(Charts and diagrams as code)
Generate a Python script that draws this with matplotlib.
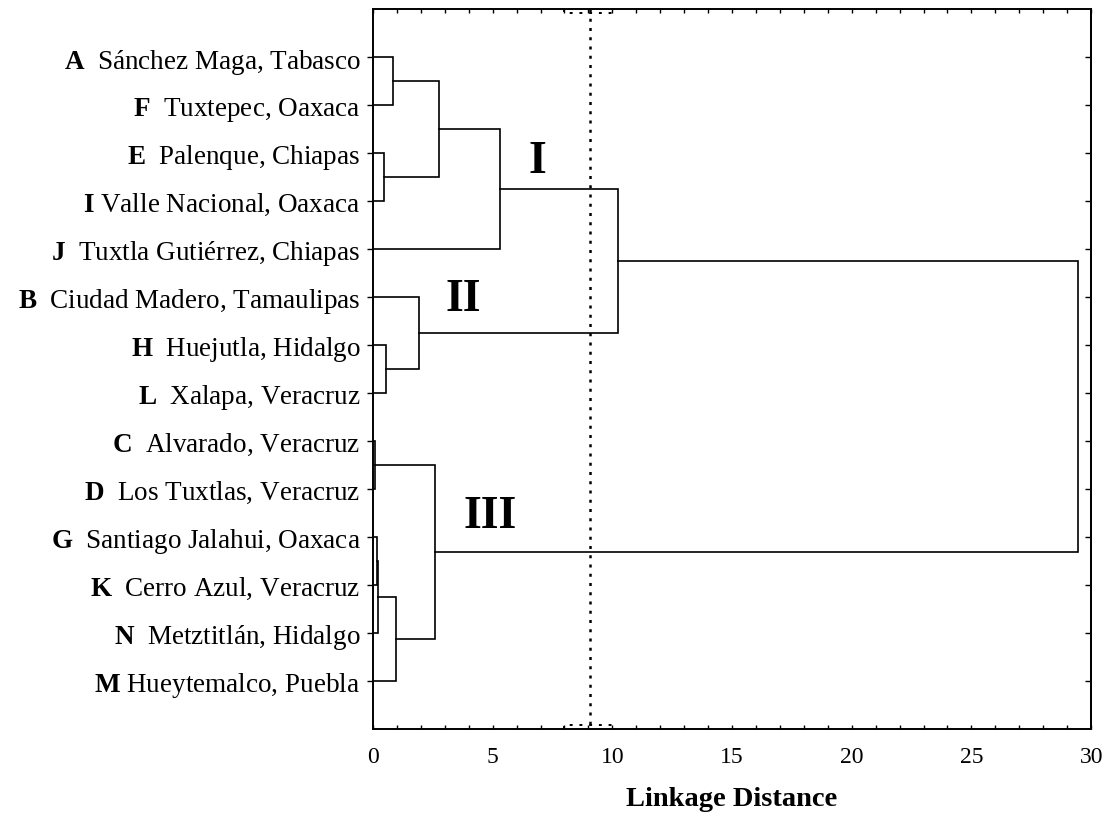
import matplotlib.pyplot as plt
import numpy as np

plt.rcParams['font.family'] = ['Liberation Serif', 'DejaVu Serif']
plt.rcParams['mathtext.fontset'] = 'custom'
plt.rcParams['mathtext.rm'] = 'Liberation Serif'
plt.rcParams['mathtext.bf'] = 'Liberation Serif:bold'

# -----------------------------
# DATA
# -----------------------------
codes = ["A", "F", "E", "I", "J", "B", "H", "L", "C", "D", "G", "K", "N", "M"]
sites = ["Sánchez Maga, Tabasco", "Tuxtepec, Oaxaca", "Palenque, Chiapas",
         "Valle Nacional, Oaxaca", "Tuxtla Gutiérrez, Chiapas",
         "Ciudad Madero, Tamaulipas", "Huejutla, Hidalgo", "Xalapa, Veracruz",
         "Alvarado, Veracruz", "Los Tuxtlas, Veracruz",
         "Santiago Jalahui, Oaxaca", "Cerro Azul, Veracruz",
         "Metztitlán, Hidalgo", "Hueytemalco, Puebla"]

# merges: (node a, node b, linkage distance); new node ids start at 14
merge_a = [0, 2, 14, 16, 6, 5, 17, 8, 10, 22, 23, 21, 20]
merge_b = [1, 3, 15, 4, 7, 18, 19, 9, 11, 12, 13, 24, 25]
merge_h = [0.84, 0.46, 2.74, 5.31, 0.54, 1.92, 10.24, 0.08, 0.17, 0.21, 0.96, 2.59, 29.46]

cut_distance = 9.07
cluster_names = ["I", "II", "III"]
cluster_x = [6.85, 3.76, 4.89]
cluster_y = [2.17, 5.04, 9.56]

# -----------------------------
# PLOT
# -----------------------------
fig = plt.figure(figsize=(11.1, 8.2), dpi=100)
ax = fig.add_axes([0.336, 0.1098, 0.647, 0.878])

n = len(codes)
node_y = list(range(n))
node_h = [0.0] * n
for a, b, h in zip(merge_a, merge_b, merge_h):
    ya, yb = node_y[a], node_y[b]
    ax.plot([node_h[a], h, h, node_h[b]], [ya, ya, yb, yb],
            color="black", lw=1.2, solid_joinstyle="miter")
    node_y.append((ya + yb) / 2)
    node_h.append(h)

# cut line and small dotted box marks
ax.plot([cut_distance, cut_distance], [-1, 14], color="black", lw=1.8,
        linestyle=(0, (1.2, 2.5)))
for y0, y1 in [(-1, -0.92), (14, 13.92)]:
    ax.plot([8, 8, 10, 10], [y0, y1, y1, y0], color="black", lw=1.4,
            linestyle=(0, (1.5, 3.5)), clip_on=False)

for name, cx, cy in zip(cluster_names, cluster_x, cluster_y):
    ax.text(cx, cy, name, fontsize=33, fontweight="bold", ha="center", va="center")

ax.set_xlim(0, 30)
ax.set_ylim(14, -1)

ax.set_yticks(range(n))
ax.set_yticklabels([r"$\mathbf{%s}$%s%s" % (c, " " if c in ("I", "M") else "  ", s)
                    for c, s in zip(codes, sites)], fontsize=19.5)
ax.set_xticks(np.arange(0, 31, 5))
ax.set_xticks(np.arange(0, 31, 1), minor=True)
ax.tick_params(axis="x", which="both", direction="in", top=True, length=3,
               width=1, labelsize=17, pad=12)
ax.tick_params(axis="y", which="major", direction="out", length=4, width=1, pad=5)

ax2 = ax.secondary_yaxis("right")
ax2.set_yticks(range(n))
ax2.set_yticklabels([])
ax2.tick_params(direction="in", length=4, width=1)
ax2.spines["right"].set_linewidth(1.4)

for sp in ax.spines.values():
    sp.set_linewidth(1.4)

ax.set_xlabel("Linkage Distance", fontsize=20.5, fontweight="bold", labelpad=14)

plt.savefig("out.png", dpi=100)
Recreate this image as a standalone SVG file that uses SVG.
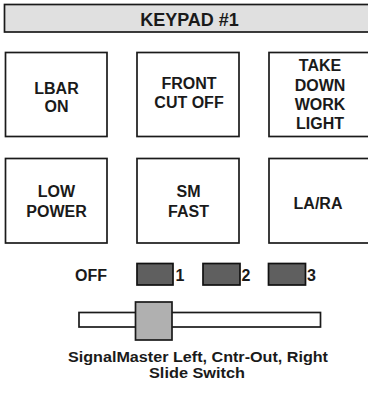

_PROMPT:_ Copy the records above exactly, omitting every picture.

_EXERCISE RESULT:_
Generate a Python script that draws this with matplotlib.
import matplotlib.pyplot as plt
import numpy as np

plt.rcParams['font.family'] = ['Liberation Serif', 'DejaVu Serif']
plt.rcParams['mathtext.fontset'] = 'custom'
plt.rcParams['mathtext.rm'] = 'Liberation Serif'
plt.rcParams['mathtext.bf'] = 'Liberation Serif:bold'

# -----------------------------
# DATA
# -----------------------------
codes = ["A", "F", "E", "I", "J", "B", "H", "L", "C", "D", "G", "K", "N", "M"]
sites = ["Sánchez Maga, Tabasco", "Tuxtepec, Oaxaca", "Palenque, Chiapas",
         "Valle Nacional, Oaxaca", "Tuxtla Gutiérrez, Chiapas",
         "Ciudad Madero, Tamaulipas", "Huejutla, Hidalgo", "Xalapa, Veracruz",
         "Alvarado, Veracruz", "Los Tuxtlas, Veracruz",
         "Santiago Jalahui, Oaxaca", "Cerro Azul, Veracruz",
         "Metztitlán, Hidalgo", "Hueytemalco, Puebla"]

# merges: (node a, node b, linkage distance); new node ids start at 14
merge_a = [0, 2, 14, 16, 6, 5, 17, 8, 10, 22, 23, 21, 20]
merge_b = [1, 3, 15, 4, 7, 18, 19, 9, 11, 12, 13, 24, 25]
merge_h = [0.84, 0.46, 2.74, 5.31, 0.54, 1.92, 10.24, 0.08, 0.17, 0.21, 0.96, 2.59, 29.46]

cut_distance = 9.07
cluster_names = ["I", "II", "III"]
cluster_x = [6.85, 3.76, 4.89]
cluster_y = [2.17, 5.04, 9.56]

# -----------------------------
# PLOT
# -----------------------------
fig = plt.figure(figsize=(11.1, 8.2), dpi=100)
ax = fig.add_axes([0.336, 0.1098, 0.647, 0.878])

n = len(codes)
node_y = list(range(n))
node_h = [0.0] * n
for a, b, h in zip(merge_a, merge_b, merge_h):
    ya, yb = node_y[a], node_y[b]
    ax.plot([node_h[a], h, h, node_h[b]], [ya, ya, yb, yb],
            color="black", lw=1.2, solid_joinstyle="miter")
    node_y.append((ya + yb) / 2)
    node_h.append(h)

# cut line and small dotted box marks
ax.plot([cut_distance, cut_distance], [-1, 14], color="black", lw=1.8,
        linestyle=(0, (1.2, 2.5)))
for y0, y1 in [(-1, -0.92), (14, 13.92)]:
    ax.plot([8, 8, 10, 10], [y0, y1, y1, y0], color="black", lw=1.4,
            linestyle=(0, (1.5, 3.5)), clip_on=False)

for name, cx, cy in zip(cluster_names, cluster_x, cluster_y):
    ax.text(cx, cy, name, fontsize=33, fontweight="bold", ha="center", va="center")

ax.set_xlim(0, 30)
ax.set_ylim(14, -1)

ax.set_yticks(range(n))
ax.set_yticklabels([r"$\mathbf{%s}$%s%s" % (c, " " if c in ("I", "M") else "  ", s)
                    for c, s in zip(codes, sites)], fontsize=19.5)
ax.set_xticks(np.arange(0, 31, 5))
ax.set_xticks(np.arange(0, 31, 1), minor=True)
ax.tick_params(axis="x", which="both", direction="in", top=True, length=3,
               width=1, labelsize=17, pad=12)
ax.tick_params(axis="y", which="major", direction="out", length=4, width=1, pad=5)

ax2 = ax.secondary_yaxis("right")
ax2.set_yticks(range(n))
ax2.set_yticklabels([])
ax2.tick_params(direction="in", length=4, width=1)
ax2.spines["right"].set_linewidth(1.4)

for sp in ax.spines.values():
    sp.set_linewidth(1.4)

ax.set_xlabel("Linkage Distance", fontsize=20.5, fontweight="bold", labelpad=14)

plt.savefig("out.png", dpi=100)
Recreate this image as a standalone SVG file that uses SVG.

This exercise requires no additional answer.